[Written exercise]:
Every line that contains the word "this" should be copied.

[Items]:
+ + + +

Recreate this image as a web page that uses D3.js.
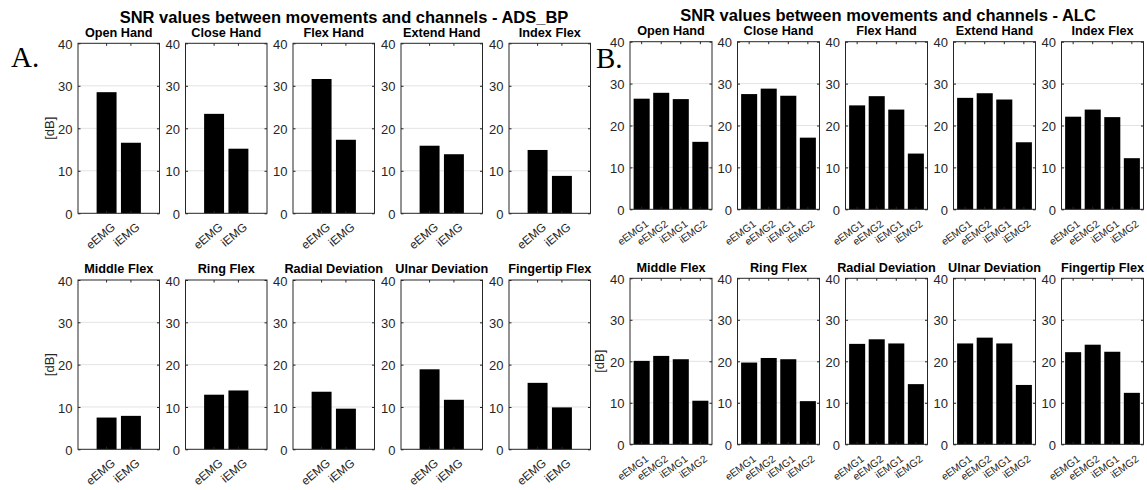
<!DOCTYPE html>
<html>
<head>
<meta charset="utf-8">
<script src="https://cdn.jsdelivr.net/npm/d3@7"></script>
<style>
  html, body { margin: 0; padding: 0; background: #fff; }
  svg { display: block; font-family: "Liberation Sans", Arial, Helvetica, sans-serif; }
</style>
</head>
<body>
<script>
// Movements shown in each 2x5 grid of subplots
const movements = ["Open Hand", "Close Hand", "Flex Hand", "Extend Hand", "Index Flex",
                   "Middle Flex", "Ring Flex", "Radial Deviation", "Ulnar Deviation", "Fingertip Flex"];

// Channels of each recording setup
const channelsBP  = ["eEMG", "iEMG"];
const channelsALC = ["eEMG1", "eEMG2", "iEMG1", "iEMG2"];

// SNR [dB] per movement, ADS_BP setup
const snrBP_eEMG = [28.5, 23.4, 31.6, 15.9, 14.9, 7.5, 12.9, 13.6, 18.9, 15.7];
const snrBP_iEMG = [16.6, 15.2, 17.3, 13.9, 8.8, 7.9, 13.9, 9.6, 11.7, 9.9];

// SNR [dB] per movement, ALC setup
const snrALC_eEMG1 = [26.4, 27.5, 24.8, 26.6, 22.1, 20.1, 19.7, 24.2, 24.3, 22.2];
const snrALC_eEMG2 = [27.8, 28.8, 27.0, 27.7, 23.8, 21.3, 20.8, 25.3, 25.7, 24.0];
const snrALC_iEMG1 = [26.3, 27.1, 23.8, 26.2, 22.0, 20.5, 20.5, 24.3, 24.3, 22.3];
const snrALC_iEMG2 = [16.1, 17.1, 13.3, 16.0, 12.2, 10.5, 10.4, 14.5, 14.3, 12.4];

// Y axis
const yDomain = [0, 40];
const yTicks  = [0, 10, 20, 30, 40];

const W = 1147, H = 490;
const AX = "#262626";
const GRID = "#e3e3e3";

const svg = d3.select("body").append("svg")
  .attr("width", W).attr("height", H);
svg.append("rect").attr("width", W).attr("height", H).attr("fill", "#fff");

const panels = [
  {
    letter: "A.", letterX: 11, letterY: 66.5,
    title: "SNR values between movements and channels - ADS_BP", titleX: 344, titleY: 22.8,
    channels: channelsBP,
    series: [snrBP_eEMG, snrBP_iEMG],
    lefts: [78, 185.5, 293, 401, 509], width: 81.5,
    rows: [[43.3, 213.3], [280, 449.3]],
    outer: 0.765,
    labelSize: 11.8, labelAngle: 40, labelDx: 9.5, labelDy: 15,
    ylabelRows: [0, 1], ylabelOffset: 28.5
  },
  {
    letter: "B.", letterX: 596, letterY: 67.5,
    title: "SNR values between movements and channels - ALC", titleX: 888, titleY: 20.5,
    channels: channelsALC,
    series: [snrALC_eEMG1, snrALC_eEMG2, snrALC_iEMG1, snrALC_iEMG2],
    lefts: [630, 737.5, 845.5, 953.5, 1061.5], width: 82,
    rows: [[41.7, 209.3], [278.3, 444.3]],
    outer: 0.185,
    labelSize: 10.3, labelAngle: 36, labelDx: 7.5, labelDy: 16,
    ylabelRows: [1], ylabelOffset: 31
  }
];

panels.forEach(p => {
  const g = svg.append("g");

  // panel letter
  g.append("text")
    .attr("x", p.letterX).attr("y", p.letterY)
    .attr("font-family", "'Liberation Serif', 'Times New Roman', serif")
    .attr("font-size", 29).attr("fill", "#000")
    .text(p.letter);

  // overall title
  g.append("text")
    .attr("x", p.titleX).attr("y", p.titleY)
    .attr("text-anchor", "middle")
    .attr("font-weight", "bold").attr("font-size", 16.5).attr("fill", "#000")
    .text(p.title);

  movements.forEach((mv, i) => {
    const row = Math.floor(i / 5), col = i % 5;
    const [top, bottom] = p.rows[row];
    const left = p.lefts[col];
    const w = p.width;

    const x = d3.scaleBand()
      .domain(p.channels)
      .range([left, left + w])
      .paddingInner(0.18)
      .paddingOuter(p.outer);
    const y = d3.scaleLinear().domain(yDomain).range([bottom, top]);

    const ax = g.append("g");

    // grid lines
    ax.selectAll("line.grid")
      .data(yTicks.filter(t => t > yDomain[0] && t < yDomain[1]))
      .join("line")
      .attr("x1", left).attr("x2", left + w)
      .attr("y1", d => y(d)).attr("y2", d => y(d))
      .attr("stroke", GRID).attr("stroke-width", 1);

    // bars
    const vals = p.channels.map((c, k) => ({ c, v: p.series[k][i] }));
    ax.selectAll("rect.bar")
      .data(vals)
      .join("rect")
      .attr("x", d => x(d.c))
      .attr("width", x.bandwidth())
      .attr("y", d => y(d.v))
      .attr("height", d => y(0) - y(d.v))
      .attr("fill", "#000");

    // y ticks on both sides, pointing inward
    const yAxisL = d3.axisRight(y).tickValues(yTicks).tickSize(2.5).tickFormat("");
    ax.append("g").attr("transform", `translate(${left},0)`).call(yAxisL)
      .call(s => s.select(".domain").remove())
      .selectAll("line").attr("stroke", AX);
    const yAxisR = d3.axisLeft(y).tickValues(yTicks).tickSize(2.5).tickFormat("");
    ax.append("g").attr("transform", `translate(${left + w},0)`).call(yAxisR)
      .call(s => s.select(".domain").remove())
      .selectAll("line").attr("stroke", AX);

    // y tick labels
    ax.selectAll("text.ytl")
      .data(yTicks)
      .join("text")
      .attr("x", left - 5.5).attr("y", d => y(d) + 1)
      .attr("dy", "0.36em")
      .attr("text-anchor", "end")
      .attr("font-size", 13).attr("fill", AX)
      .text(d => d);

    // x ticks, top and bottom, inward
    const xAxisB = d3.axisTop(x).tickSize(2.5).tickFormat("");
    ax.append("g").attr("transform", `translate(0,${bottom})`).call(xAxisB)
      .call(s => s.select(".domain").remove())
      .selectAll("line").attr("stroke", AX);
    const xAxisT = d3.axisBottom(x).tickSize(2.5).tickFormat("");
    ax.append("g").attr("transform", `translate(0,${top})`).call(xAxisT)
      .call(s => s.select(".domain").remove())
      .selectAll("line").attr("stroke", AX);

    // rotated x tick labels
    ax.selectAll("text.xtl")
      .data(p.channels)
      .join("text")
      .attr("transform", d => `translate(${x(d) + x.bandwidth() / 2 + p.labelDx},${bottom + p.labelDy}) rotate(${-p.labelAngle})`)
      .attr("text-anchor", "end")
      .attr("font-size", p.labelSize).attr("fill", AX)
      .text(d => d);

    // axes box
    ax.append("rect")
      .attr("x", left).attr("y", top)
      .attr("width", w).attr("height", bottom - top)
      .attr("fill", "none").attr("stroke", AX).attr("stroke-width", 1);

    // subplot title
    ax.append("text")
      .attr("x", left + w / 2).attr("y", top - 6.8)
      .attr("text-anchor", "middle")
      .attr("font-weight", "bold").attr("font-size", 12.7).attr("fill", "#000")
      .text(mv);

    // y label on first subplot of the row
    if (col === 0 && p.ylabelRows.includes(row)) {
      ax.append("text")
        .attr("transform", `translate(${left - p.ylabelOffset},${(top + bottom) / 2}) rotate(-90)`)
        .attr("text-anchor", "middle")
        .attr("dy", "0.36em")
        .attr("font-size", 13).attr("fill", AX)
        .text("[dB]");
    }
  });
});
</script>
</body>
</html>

+ + + +

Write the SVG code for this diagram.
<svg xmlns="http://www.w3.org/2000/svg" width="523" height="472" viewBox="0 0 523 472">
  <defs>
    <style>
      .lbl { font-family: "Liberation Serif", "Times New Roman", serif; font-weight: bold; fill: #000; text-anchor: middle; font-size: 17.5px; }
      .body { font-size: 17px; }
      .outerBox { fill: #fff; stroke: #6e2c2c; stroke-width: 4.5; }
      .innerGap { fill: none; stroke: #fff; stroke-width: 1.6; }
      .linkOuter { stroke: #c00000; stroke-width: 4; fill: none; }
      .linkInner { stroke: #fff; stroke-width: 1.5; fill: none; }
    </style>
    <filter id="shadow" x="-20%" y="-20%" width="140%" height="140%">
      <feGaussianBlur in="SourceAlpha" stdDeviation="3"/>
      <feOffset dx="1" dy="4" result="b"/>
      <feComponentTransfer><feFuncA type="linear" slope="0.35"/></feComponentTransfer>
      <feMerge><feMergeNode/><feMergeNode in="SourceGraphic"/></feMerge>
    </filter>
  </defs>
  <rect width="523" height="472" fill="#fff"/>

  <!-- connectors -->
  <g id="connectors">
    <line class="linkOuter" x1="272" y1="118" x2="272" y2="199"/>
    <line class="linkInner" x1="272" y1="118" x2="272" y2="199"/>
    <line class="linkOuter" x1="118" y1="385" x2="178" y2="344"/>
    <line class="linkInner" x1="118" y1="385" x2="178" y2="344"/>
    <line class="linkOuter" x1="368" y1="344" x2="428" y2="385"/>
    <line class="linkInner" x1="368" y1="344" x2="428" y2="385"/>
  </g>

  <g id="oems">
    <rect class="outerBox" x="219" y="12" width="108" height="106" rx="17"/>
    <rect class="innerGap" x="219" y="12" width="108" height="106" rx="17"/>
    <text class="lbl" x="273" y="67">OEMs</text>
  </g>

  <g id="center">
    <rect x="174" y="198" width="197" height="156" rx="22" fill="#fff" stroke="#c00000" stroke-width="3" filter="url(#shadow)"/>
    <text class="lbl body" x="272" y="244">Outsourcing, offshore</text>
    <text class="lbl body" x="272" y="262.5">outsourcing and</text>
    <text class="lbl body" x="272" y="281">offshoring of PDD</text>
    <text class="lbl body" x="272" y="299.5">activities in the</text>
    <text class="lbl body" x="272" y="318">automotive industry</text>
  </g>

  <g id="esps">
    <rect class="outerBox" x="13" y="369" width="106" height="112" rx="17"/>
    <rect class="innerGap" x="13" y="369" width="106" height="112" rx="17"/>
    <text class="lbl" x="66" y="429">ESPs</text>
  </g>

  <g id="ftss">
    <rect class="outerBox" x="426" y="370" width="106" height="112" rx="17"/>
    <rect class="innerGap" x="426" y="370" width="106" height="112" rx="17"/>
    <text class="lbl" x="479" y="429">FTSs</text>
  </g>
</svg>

+ + + +

[Full output]:
Recreate this image as a web page that uses D3.js.
Write the SVG code for this diagram.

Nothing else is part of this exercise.